I’ve always said that scanning documents only works if every document is scanned.  If you’re looking at your file server or searching your stored documents, you need to know that everything is scanned.  Often times, you are looking to see if something’s not there.  If you only scan half of your documents, you can never answer key questions concerning the document’s existence. 

The same holds true for the extranet or any other case management system.  At least fifty-percent of the time, you are relying on the absence of information to tell you something.  The absence of information tells you that nothing has happened in many instances.  That tells you that follow-up is needed or further assignments need to occur.  But it doesn’t work if the information is not there but should be. 

We use digital dictation to update the extranet.  We try hard to ensure that every client contact results in an update to the extranet, whether that contact occurred via email or on the phone.  We are used to sending letters to our clients after each conversation.  It is even more important to let other team members know about internal and external communications concerning a matter. 


The Little Things That Hold Us Up.

It is often the littlest things that keep us from moving forward.  We need an address or a fax number.  We’re waiting for one more document from the client.  We need to know the statute of limitations. 

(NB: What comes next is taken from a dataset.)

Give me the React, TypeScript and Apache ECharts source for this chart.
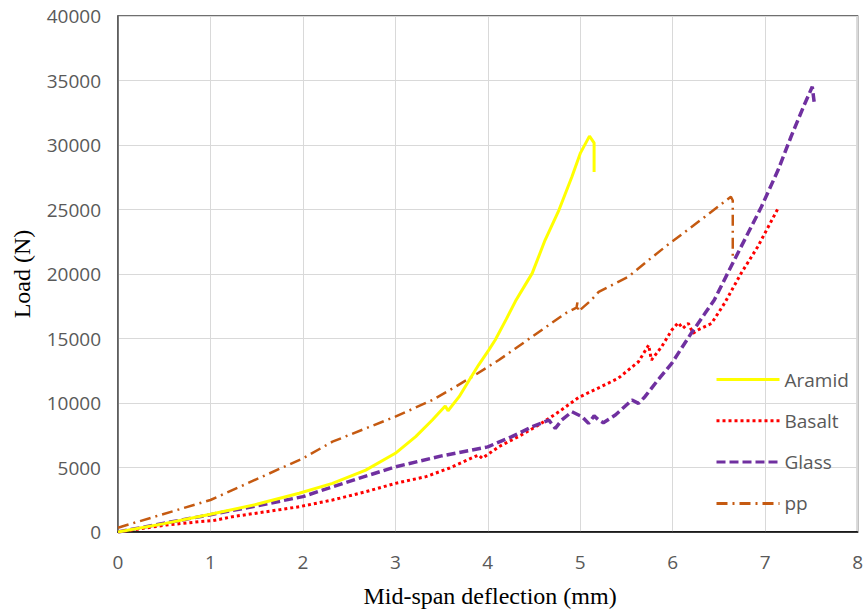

Often times, the little pieces of information are the ones that cause us to stall out.  One of the great things about our virtual worker model as well as the extranet is that those little things become little tasks.  Those little tasks are handled by workers who actually have the time to find the answers, even when we don’t.  I often say that the practice of law is nothing more than identifying the next three things that have to occur in the case.  Don’t forget that many times those things are small items which are easily addressed.